File descriptors will definitely be a problem; the LAM tcp RPI module
opens a socket to each of its peers (we don't yet have a lazy-open
approach). So as you guessed, allowing more fd's per process is going to
be necessary.
What exactly is the error? i.e., what happens when you try to run on more
nodes than that?
If you're just starting with LAM, you might want to bump up to LAM/MPI
7.0, since it has all the latest features, performance enhancements, etc.
It's also much easier for us to debug/maintain -- the 6.5.x series is
officially retired.
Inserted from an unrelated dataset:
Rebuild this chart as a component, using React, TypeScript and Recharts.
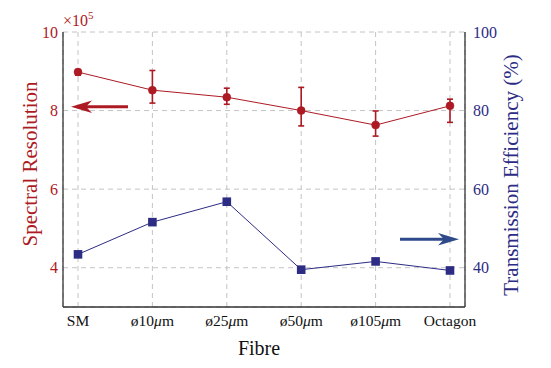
import { CartesianGrid, ErrorBar, Line, LineChart, XAxis, YAxis } from 'recharts'

const FIBRES = ['SM', 'ø10μm', 'ø25μm', 'ø50μm', 'ø105μm', 'Octagon']
const RESOLUTION = [8.98, 8.52, 8.34, 8.0, 7.63, 8.12] // ×10^5
const RES_ERR_LOW = [0.08, 0.33, 0.18, 0.39, 0.28, 0.42]
const RES_ERR_HIGH = [0.06, 0.5, 0.23, 0.59, 0.36, 0.17]
const EFFICIENCY = [43.4, 51.6, 56.8, 39.5, 41.6, 39.3] // %
const LEFT_TICKS = [4, 6, 8, 10]
const RIGHT_TICKS = [40, 60, 80, 100]

const RED = '#ad1a24'
const BLUE = '#2c2c84'
const FRAME = '#333333'
const GRID = '#c4c4c4'
const FONT = 'Liberation Serif'

const W = 551
const H = 368

function FibreTick({ x, y, payload }: any) {
  const parts = String(payload.value).split('μ')
  return (
    <text x={x} y={y} dy="0.71em" textAnchor="middle" fontFamily={FONT} fontSize={15.5} fill="#111">
      {parts.length > 1 ? (
        <>
          <tspan>{parts[0]}</tspan>
          <tspan fontStyle="italic">μ</tspan>
          <tspan>{parts[1]}</tspan>
        </>
      ) : (
        payload.value
      )}
    </text>
  )
}

function LeftTick({ x, y, payload }: any) {
  return (
    <text x={x} y={y} dy="0.35em" textAnchor="end" fontFamily={FONT} fontSize={16} fill={RED}>
      {payload.value}
    </text>
  )
}

function RightTick({ x, y, payload }: any) {
  return (
    <text x={x} y={y} dy="0.35em" textAnchor="start" fontFamily={FONT} fontSize={16} fill={BLUE}>
      {payload.value}
    </text>
  )
}

export default function App() {
  const data = FIBRES.map((f, i) => ({
    fibre: f,
    res: RESOLUTION[i],
    resErr: [RES_ERR_LOW[i], RES_ERR_HIGH[i]],
    eff: EFFICIENCY[i],
  }))

  return (
    <div style={{ position: 'absolute', left: 0, top: 0, width: W, height: H, background: 'white', fontFamily: FONT }}>
      <LineChart width={W} height={H} data={data} margin={{ top: 32, right: 56, bottom: 31, left: 33 }}>
        <CartesianGrid stroke={GRID} strokeDasharray="5 4" yAxisId="left" />
        <XAxis
          dataKey="fibre"
          scale="point"
          padding={{ left: 15, right: 15 }}
          height={30}
          tickLine={false}
          tickSize={0}
          tickMargin={8}
          tick={<FibreTick />}
          stroke={FRAME}
          strokeWidth={1.3}
          interval={0}
        />
        <XAxis
          xAxisId="top"
          dataKey="fibre"
          orientation="top"
          scale="point"
          height={0}
          tick={false}
          tickLine={false}
          stroke={FRAME}
          strokeWidth={1.3}
        />
        <YAxis
          yAxisId="left"
          domain={[3, 10]}
          ticks={LEFT_TICKS}
          width={30}
          tickLine={false}
          tickSize={0}
          tickMargin={5}
          stroke={FRAME}
          strokeWidth={1.3}
          tick={<LeftTick />}
        />
        <YAxis
          yAxisId="right"
          orientation="right"
          domain={[30, 100]}
          ticks={RIGHT_TICKS}
          width={30}
          tickLine={false}
          tickSize={0}
          tickMargin={8}
          stroke={FRAME}
          strokeWidth={1.3}
          tick={<RightTick />}
        />
        <Line
          yAxisId="left"
          dataKey="res"
          stroke={RED}
          strokeWidth={1}
          dot={{ r: 4, fill: RED, stroke: RED, strokeWidth: 0.5 }}
          isAnimationActive={false}
        >
          <ErrorBar dataKey="resErr" direction="y" width={3} stroke={RED} strokeWidth={1.6} />
        </Line>
        <Line
          yAxisId="right"
          dataKey="eff"
          stroke={BLUE}
          strokeWidth={1}
          dot={(p: any) => (
            <rect key={p.index} x={p.cx - 4.3} y={p.cy - 4.3} width={8.6} height={8.6} fill={BLUE} />
          )}
          isAnimationActive={false}
        />
      </LineChart>

      <svg width={W} height={H} style={{ position: 'absolute', left: 0, top: 0, pointerEvents: 'none' }}>
        <text x={63} y={26} fontFamily={FONT} fontSize={16} fill={RED}>
          ×10
          <tspan fontSize={11} dy={-7}>5</tspan>
        </text>
        <text
          x={0}
          y={0}
          transform="translate(37 164) rotate(-90)"
          textAnchor="middle"
          fontFamily={FONT}
          fontSize={21}
          fill={RED}
        >
          Spectral Resolution
        </text>
        <text
          x={0}
          y={0}
          transform="translate(518 175) rotate(-90)"
          textAnchor="middle"
          fontFamily={FONT}
          fontSize={21}
          fill={BLUE}
        >
          Transmission Efficiency (%)
        </text>
        <text x={259} y={355} textAnchor="middle" fontFamily={FONT} fontSize={20} fill="#111">
          Fibre
        </text>
        <line x1={128} y1={106.7} x2={80} y2={106.7} stroke={RED} strokeWidth={3} />
        <polygon points="71,106.7 92,100.5 86,106.7 92,113" fill={RED} />
        <line x1={400} y1={239.3} x2={450} y2={239.3} stroke="#2f4a8a" strokeWidth={3} />
        <polygon points="459,239.3 438,233 444,239.3 438,245.6" fill="#2f4a8a" />
      </svg>
    </div>
  )
}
The RPM on our web site was compiled against RH 8.0,
so you'll probably need to compile from source, but that shouldn't be too
hard -- see the "For the Impatient" 1-page chapter in the Installation
Guide.
> I will, of course, provide a synopsis for the list after we fix this..
> Oh yes, the HPL application was compiled with the standard RH7.3
> compiler suite.. I do have the Intel 7.0 compiler suite available, if
> that's any help..
Either one should be fine -- this is likely not to be a compiler problem.
--
{+} Jeff Squyres
{+} jsquyres_at_[hidden]
{+} http://www.lam-mpi.org/
|